Omit every picture, and retype the lines that run from the beginning of the data below through the line containing "(cut) at (108,3)", inclusive.

################

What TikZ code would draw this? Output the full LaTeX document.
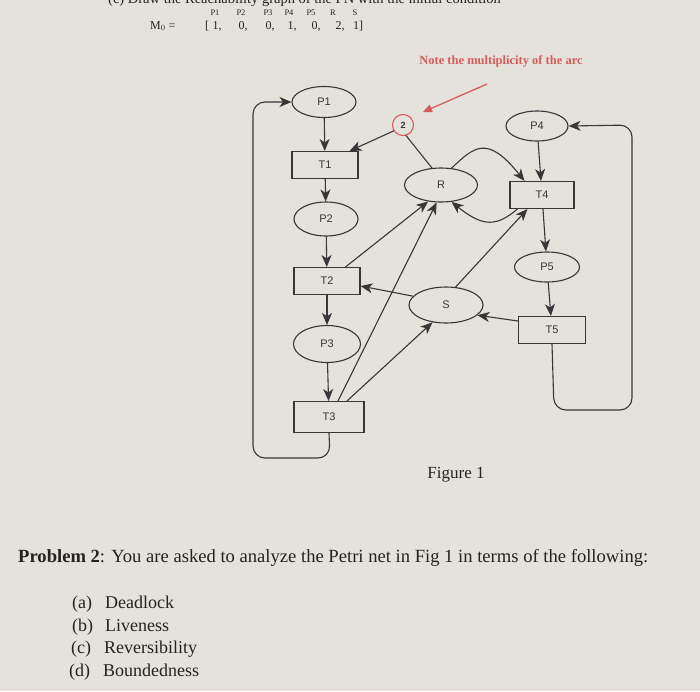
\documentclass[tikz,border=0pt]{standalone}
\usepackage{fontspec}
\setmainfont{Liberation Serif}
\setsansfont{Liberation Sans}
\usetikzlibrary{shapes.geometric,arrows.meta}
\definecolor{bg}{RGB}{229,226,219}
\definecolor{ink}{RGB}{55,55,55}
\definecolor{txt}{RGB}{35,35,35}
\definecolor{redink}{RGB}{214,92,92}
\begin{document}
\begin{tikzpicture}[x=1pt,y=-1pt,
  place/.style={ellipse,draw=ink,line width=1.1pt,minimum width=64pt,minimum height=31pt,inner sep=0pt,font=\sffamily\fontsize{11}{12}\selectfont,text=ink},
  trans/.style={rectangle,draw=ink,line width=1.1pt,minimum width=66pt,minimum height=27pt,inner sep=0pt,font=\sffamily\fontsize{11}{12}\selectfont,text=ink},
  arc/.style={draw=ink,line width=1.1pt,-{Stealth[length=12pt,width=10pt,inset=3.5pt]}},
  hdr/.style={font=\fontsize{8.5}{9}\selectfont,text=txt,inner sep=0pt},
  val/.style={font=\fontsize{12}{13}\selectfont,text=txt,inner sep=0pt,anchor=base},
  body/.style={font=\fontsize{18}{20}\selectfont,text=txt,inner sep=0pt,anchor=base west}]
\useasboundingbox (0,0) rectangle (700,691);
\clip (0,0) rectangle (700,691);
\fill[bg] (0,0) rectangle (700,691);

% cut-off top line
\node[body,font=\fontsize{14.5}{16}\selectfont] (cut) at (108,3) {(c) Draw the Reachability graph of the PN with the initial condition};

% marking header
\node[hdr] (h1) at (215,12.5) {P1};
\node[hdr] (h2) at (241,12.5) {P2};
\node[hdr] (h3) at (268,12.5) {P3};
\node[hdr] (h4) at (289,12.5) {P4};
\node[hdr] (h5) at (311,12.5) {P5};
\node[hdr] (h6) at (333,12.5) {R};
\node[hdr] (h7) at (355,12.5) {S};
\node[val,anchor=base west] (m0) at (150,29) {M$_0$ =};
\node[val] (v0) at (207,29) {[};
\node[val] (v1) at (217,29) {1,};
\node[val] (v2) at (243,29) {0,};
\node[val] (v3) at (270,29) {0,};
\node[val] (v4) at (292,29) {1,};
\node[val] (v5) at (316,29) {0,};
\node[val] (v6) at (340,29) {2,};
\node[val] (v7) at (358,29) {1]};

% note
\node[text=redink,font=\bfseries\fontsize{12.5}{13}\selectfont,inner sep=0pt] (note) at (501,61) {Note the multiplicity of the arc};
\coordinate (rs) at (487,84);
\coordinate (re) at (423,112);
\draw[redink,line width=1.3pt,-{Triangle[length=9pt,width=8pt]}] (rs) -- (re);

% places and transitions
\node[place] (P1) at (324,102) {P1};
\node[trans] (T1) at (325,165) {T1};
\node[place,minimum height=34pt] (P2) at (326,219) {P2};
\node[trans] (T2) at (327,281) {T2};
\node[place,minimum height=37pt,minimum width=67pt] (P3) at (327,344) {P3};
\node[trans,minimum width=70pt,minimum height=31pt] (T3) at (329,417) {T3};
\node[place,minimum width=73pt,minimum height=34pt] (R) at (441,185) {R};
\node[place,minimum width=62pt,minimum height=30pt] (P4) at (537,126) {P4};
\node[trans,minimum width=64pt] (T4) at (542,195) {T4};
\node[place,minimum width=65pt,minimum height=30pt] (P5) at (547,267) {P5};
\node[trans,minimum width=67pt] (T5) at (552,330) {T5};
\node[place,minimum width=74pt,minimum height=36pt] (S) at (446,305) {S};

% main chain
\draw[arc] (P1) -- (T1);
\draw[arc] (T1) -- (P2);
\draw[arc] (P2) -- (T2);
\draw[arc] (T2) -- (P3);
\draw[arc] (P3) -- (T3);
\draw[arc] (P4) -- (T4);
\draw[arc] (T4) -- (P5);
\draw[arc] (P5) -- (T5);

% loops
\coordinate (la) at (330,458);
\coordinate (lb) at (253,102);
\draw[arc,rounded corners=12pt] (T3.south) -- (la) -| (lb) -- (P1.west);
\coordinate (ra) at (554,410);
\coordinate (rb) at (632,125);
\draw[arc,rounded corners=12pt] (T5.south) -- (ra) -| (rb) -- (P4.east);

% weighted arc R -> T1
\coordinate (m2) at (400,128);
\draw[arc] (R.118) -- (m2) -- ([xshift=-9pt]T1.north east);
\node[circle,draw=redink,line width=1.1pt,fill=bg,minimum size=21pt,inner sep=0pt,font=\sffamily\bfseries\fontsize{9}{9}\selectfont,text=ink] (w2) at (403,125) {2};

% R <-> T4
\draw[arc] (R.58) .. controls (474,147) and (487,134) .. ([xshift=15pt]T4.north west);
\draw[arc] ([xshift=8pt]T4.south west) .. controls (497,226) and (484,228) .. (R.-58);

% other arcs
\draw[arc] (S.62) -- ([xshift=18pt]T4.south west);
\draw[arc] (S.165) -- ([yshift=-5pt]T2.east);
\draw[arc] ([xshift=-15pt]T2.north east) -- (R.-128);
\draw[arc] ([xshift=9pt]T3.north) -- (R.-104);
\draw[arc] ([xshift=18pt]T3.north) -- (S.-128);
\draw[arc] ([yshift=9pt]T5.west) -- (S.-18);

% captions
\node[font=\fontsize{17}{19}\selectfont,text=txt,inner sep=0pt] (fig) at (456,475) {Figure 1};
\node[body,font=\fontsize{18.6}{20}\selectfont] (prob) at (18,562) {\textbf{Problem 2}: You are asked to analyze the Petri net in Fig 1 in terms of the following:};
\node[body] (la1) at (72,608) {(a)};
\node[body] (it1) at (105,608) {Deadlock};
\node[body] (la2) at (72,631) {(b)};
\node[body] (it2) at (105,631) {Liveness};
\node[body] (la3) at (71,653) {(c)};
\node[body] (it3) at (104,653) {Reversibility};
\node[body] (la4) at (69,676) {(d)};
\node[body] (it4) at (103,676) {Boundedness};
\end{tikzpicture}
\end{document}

################

• _Output for this task_
What TikZ code would draw this? Output the full LaTeX document.
\documentclass[tikz,border=0pt]{standalone}
\usepackage{fontspec}
\setmainfont{Liberation Serif}
\setsansfont{Liberation Sans}
\usetikzlibrary{shapes.geometric,arrows.meta}
\definecolor{bg}{RGB}{229,226,219}
\definecolor{ink}{RGB}{55,55,55}
\definecolor{txt}{RGB}{35,35,35}
\definecolor{redink}{RGB}{214,92,92}
\begin{document}
\begin{tikzpicture}[x=1pt,y=-1pt,
  place/.style={ellipse,draw=ink,line width=1.1pt,minimum width=64pt,minimum height=31pt,inner sep=0pt,font=\sffamily\fontsize{11}{12}\selectfont,text=ink},
  trans/.style={rectangle,draw=ink,line width=1.1pt,minimum width=66pt,minimum height=27pt,inner sep=0pt,font=\sffamily\fontsize{11}{12}\selectfont,text=ink},
  arc/.style={draw=ink,line width=1.1pt,-{Stealth[length=12pt,width=10pt,inset=3.5pt]}},
  hdr/.style={font=\fontsize{8.5}{9}\selectfont,text=txt,inner sep=0pt},
  val/.style={font=\fontsize{12}{13}\selectfont,text=txt,inner sep=0pt,anchor=base},
  body/.style={font=\fontsize{18}{20}\selectfont,text=txt,inner sep=0pt,anchor=base west}]
\useasboundingbox (0,0) rectangle (700,691);
\clip (0,0) rectangle (700,691);
\fill[bg] (0,0) rectangle (700,691);

% cut-off top line
\node[body,font=\fontsize{14.5}{16}\selectfont] (cut) at (108,3) {(c) Draw the Reachability graph of the PN with the initial condition};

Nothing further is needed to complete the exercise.